>> Begin Records supplied
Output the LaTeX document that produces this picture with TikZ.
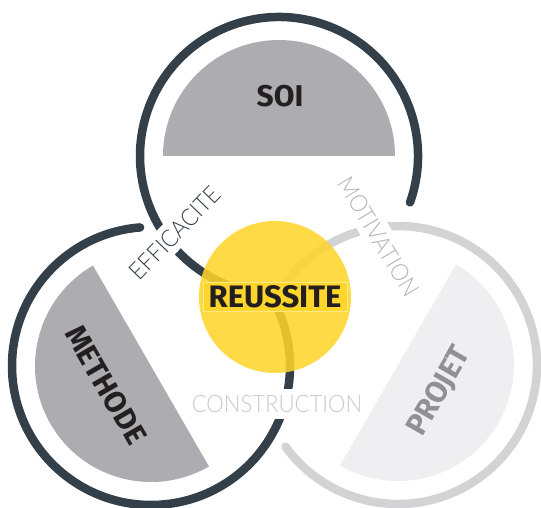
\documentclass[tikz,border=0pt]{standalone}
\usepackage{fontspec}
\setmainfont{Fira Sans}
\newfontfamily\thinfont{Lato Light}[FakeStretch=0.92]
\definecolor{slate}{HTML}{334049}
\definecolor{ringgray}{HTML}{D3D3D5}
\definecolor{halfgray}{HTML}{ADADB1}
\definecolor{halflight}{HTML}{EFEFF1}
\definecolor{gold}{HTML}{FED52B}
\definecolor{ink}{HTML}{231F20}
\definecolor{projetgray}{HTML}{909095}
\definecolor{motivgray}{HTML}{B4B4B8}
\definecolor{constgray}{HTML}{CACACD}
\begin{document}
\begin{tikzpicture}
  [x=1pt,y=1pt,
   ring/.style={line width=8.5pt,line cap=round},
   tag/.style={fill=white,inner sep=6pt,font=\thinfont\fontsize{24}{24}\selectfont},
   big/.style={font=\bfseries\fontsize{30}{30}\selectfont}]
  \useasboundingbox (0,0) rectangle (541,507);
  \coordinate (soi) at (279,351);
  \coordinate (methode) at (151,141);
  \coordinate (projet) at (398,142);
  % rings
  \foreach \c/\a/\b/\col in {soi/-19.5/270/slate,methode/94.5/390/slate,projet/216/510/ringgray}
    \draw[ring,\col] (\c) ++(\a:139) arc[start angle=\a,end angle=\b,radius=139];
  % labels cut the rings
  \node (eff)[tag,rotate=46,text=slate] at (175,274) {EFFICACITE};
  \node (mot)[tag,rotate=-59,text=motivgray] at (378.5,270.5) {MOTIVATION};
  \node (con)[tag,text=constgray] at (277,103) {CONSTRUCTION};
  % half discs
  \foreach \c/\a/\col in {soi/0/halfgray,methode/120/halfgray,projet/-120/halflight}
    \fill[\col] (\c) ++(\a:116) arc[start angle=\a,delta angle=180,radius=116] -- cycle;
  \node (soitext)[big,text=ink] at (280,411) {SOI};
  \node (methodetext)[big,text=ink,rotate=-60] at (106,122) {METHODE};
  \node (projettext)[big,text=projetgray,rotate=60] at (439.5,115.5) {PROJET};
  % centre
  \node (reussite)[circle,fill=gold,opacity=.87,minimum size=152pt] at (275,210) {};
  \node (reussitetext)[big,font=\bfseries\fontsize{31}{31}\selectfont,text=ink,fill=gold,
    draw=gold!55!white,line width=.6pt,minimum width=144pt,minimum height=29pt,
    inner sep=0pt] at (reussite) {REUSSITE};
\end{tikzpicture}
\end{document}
>> End Records supplied
>> Begin Records supplied
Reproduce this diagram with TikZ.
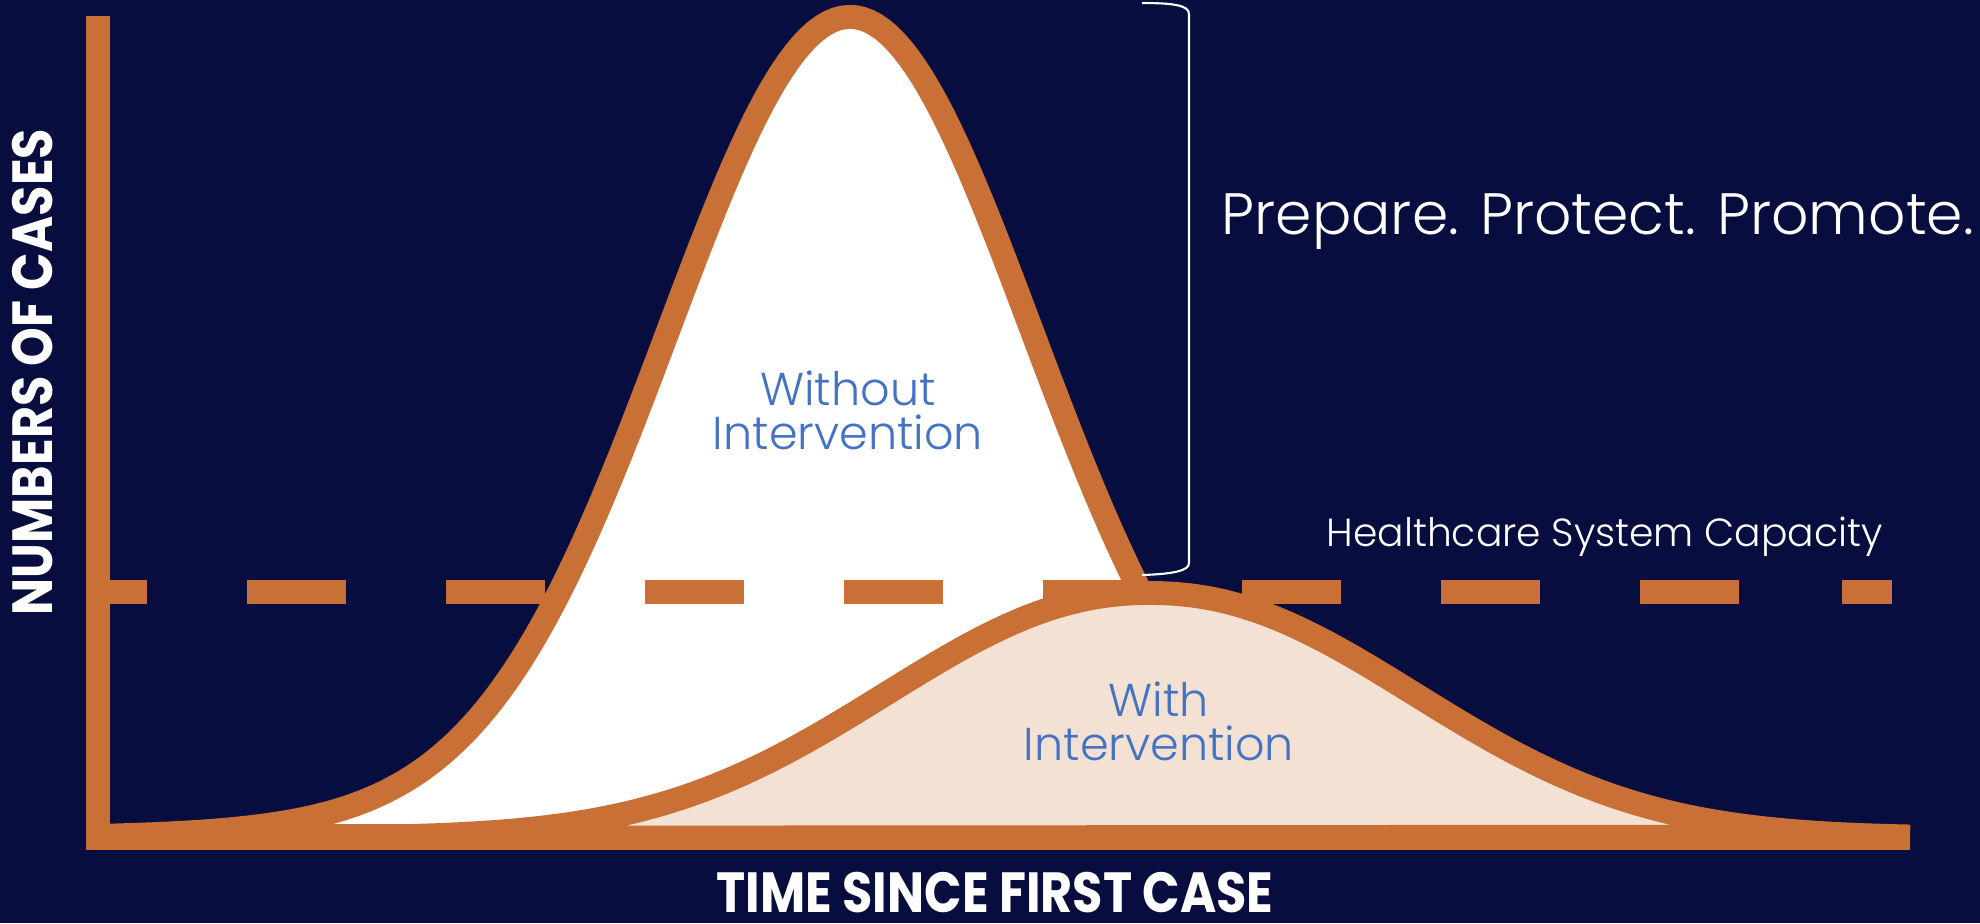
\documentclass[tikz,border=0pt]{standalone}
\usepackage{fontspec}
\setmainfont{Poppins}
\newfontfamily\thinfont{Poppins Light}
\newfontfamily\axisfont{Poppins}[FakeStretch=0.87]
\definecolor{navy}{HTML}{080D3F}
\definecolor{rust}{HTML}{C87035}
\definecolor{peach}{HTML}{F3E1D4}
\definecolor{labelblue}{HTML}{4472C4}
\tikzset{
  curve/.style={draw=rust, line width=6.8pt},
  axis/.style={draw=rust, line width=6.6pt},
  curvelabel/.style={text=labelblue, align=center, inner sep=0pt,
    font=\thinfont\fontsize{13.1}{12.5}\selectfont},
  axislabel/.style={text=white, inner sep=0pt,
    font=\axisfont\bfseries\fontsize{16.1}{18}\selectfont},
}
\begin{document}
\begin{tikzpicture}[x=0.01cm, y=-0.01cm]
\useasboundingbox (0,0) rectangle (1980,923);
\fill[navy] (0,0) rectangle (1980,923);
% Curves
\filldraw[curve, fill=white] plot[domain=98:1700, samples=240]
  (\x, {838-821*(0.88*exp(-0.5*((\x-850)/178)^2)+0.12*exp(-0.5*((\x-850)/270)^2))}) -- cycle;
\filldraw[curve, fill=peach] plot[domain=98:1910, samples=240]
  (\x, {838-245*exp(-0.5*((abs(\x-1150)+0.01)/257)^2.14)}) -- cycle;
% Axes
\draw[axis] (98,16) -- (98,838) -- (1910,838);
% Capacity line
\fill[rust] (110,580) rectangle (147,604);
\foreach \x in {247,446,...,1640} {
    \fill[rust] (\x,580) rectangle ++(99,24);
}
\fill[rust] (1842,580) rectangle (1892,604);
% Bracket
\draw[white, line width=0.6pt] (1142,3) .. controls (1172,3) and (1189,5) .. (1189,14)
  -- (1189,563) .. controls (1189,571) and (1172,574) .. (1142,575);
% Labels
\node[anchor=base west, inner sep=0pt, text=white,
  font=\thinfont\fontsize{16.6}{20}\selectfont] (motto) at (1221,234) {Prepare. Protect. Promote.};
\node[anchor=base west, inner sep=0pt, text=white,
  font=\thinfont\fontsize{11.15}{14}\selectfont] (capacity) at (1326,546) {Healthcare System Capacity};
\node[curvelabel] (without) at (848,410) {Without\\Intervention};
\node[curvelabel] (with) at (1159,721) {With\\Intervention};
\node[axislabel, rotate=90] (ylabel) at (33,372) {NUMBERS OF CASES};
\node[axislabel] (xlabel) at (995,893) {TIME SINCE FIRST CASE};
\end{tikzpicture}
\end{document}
>> End Records supplied
**Goal**
What is the number of lines in the data that hold the word "this"? Reply with that number and nothing else.

**Solution**
2